# start of Material provided

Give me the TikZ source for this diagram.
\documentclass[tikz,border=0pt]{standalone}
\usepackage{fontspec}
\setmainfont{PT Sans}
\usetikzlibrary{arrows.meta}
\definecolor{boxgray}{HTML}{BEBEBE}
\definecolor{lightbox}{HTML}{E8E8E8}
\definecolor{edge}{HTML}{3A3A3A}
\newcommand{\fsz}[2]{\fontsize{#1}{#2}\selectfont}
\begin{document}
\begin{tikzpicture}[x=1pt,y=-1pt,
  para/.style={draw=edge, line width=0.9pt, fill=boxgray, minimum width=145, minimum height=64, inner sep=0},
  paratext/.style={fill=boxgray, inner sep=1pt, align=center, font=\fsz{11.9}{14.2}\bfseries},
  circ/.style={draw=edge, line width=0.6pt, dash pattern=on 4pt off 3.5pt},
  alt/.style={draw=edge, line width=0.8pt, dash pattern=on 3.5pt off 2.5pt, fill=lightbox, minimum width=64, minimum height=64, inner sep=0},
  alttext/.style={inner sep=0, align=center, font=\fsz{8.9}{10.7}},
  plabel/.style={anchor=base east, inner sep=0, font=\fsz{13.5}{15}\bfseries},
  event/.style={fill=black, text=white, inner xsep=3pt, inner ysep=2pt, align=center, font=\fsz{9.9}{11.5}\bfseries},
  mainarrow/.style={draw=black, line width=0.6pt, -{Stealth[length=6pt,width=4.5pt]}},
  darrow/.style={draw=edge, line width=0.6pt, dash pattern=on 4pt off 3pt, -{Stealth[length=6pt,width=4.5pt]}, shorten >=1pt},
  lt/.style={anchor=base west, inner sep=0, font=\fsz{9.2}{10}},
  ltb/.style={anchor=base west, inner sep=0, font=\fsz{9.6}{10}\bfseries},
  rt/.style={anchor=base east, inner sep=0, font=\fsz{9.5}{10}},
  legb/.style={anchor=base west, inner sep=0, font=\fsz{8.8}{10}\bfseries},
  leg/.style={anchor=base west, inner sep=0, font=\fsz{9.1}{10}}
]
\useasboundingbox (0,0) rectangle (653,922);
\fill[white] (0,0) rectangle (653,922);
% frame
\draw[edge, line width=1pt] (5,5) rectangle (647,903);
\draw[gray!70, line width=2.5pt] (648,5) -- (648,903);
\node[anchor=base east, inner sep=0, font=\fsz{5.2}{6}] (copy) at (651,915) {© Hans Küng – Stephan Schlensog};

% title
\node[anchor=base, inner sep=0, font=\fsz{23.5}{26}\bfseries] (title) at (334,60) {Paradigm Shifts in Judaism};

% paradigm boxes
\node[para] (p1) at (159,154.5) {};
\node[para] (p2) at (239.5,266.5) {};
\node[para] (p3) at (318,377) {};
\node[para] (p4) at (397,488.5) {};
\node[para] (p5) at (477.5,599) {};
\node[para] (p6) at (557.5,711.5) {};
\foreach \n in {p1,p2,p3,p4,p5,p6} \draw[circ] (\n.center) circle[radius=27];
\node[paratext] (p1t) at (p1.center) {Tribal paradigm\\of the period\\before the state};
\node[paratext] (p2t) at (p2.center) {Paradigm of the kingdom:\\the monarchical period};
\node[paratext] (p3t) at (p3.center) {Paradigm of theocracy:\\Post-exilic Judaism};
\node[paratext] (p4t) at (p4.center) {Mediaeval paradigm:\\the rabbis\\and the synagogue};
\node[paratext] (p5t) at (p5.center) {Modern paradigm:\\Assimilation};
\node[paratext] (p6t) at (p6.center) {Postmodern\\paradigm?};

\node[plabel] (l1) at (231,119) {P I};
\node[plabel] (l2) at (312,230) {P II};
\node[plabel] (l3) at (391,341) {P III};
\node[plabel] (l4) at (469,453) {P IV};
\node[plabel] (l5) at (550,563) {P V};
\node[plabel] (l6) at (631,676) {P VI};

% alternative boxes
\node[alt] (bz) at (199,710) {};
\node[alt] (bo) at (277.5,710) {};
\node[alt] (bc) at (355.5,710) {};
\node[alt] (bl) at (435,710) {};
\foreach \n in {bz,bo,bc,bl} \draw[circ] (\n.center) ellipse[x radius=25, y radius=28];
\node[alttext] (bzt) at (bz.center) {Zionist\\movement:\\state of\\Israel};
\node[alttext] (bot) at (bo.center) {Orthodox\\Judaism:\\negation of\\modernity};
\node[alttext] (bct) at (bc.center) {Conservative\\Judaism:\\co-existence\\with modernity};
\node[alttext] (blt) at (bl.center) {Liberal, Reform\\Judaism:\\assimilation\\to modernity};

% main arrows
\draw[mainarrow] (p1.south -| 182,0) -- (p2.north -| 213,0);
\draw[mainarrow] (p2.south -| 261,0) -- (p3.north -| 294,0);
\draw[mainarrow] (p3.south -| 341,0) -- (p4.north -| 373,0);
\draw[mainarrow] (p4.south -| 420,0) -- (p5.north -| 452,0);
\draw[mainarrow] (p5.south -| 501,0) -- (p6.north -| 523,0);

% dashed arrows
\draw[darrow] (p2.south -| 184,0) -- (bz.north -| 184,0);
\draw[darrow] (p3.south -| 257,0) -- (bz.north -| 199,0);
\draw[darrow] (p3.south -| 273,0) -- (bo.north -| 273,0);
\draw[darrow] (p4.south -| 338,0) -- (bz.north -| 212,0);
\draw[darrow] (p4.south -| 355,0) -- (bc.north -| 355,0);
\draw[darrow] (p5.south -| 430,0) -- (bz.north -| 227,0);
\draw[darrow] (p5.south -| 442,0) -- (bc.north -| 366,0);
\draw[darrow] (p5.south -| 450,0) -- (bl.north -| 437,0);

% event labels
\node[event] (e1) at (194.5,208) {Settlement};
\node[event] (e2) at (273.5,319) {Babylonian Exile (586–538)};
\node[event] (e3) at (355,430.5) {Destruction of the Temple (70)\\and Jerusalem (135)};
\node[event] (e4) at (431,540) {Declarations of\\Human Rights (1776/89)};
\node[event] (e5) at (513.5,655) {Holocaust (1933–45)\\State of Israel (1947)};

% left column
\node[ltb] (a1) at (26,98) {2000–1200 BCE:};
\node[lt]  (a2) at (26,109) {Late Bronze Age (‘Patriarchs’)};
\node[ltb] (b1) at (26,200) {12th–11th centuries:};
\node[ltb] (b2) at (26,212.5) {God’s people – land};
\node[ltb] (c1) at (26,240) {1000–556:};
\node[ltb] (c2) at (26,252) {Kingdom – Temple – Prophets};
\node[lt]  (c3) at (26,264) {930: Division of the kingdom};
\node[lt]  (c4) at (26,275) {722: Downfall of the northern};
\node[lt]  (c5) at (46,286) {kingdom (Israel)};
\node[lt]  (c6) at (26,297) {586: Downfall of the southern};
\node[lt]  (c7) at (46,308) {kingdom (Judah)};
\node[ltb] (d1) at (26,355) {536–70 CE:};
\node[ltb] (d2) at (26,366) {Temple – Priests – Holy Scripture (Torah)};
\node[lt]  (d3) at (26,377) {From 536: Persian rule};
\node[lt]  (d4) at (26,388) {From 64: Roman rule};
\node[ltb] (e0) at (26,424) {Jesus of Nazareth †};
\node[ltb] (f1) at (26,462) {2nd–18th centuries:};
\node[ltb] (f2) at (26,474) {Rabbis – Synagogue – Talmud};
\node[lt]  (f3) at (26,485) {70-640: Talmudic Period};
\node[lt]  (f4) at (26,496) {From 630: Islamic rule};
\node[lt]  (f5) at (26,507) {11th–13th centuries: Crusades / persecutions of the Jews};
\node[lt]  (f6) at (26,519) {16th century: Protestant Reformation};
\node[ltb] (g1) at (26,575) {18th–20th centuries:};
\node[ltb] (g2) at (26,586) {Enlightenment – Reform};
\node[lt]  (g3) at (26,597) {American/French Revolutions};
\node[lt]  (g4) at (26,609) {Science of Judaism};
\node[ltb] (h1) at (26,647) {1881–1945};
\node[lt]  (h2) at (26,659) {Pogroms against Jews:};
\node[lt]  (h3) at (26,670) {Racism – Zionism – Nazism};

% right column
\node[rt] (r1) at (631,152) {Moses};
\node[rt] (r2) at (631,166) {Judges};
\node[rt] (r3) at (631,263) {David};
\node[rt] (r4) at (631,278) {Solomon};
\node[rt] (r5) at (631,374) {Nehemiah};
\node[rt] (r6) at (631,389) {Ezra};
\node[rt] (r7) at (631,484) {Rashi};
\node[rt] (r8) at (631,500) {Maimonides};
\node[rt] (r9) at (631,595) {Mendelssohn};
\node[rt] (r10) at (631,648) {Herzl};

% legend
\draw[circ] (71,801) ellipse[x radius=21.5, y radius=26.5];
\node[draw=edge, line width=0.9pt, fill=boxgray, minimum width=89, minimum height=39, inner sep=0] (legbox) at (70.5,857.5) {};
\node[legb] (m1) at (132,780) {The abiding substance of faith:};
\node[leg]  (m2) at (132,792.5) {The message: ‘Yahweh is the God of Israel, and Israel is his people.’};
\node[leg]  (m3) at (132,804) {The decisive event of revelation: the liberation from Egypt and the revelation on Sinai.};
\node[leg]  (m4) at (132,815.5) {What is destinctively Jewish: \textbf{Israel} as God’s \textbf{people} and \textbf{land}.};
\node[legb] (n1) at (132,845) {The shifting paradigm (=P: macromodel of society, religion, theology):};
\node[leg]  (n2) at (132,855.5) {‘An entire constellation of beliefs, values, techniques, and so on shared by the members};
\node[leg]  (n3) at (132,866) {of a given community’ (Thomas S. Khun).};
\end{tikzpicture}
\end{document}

# end of Material provided
# start of Material provided

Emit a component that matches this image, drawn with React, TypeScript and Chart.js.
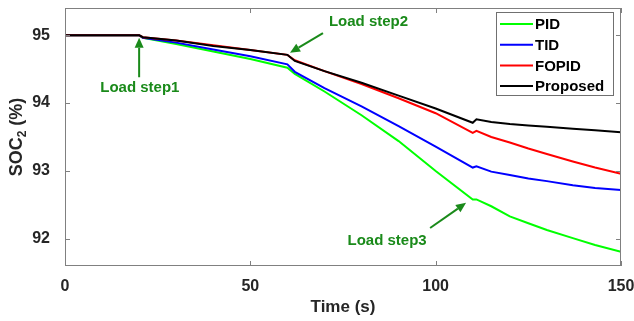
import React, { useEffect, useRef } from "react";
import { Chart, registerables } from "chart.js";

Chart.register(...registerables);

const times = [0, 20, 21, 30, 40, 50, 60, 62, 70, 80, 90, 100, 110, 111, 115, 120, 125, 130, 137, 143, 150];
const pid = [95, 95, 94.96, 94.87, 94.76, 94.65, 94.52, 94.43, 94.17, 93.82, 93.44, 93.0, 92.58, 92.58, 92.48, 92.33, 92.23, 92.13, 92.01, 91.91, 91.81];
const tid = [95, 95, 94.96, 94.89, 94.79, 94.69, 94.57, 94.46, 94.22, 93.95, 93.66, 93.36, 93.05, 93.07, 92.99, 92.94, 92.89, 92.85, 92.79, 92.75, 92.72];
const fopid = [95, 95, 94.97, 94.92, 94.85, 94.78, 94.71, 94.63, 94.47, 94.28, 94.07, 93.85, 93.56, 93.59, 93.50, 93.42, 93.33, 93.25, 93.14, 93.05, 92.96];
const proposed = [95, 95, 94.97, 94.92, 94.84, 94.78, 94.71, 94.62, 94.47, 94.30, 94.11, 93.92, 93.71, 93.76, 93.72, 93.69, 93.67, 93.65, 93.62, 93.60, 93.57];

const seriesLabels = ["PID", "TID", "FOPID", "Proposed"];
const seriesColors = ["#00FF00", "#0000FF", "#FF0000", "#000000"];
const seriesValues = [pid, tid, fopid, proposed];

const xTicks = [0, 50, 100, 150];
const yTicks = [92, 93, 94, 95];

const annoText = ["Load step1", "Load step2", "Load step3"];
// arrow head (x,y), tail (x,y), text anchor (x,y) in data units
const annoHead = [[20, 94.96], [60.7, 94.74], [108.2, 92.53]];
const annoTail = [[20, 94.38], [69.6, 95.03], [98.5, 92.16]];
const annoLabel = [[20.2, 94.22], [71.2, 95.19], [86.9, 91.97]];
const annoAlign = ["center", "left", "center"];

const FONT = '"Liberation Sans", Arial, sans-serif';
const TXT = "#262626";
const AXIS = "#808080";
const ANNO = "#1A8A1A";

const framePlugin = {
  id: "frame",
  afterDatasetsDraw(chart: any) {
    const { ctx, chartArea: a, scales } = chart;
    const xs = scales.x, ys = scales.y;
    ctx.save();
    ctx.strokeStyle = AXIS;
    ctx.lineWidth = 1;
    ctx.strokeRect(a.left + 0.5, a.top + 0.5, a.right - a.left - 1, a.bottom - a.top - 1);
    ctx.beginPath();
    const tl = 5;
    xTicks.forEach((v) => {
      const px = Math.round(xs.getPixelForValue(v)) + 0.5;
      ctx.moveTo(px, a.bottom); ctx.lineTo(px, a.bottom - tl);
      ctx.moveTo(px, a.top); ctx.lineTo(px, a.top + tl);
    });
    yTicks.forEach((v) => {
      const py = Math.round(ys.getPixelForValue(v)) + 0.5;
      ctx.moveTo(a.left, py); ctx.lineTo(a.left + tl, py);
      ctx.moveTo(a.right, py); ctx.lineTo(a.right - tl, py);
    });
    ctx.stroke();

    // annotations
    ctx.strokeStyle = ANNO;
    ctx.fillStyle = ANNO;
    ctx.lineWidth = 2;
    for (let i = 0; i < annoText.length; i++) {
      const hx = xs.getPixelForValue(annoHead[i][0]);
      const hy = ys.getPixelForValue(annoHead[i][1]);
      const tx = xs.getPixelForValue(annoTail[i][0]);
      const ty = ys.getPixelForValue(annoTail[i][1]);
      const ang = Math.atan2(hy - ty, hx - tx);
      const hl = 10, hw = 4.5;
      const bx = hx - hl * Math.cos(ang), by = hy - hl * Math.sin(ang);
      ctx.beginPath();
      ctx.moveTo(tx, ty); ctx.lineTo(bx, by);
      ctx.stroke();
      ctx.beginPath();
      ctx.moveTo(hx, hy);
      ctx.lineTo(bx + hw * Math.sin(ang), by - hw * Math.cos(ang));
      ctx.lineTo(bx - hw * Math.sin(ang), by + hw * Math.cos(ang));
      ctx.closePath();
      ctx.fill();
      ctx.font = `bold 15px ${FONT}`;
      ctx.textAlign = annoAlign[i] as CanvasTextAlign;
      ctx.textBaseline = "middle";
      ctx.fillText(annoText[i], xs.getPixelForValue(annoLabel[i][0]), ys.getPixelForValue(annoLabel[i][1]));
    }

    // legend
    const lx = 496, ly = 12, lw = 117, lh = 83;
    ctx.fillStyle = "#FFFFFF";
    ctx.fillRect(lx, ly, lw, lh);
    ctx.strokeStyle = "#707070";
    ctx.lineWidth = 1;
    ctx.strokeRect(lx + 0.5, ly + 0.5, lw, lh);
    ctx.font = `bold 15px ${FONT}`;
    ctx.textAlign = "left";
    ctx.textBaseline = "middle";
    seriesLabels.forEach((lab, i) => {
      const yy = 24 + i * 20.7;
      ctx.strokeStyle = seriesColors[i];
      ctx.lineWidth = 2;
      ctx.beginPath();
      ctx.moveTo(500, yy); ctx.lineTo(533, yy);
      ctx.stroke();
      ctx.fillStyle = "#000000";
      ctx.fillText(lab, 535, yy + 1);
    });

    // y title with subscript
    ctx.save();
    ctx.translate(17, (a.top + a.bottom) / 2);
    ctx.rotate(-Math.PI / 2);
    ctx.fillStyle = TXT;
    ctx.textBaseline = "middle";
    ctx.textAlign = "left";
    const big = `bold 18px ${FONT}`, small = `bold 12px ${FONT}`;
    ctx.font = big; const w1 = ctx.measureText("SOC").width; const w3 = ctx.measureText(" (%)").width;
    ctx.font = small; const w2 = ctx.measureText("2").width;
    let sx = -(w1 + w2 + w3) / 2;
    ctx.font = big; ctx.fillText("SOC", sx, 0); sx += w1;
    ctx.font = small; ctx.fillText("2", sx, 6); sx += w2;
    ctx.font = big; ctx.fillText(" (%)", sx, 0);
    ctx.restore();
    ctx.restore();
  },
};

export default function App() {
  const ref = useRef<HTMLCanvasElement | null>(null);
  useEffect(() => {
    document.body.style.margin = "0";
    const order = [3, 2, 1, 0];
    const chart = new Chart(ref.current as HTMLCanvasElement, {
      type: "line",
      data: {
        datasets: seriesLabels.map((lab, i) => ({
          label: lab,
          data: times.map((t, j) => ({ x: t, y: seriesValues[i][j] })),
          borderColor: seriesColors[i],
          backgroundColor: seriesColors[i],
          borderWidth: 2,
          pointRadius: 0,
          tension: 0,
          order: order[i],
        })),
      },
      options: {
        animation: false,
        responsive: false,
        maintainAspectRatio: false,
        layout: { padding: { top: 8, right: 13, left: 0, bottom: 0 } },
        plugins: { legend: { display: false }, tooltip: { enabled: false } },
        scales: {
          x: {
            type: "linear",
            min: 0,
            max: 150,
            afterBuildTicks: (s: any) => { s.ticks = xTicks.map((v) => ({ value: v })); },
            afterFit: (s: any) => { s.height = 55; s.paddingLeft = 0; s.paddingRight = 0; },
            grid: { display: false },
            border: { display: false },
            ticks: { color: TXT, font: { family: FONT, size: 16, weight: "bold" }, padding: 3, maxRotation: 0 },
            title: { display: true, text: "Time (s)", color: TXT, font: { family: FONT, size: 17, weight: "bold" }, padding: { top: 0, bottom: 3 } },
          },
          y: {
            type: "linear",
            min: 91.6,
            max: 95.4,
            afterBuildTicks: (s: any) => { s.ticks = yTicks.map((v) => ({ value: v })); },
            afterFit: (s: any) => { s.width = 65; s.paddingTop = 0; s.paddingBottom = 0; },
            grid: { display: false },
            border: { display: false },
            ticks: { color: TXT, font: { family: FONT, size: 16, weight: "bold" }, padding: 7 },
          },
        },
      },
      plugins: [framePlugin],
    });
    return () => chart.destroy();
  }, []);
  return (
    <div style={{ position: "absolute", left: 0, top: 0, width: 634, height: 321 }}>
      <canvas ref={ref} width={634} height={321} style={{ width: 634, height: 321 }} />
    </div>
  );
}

# end of Material provided

■ **Task requirements**
In the listing above, find the line with "Emit a component" and the line with "Chart.register(...registerables);". Set down exactly those lines and everything between them, skipping pictures.

■ **Final result**
Emit a component that matches this image, drawn with React, TypeScript and Chart.js.
import React, { useEffect, useRef } from "react";
import { Chart, registerables } from "chart.js";

Chart.register(...registerables);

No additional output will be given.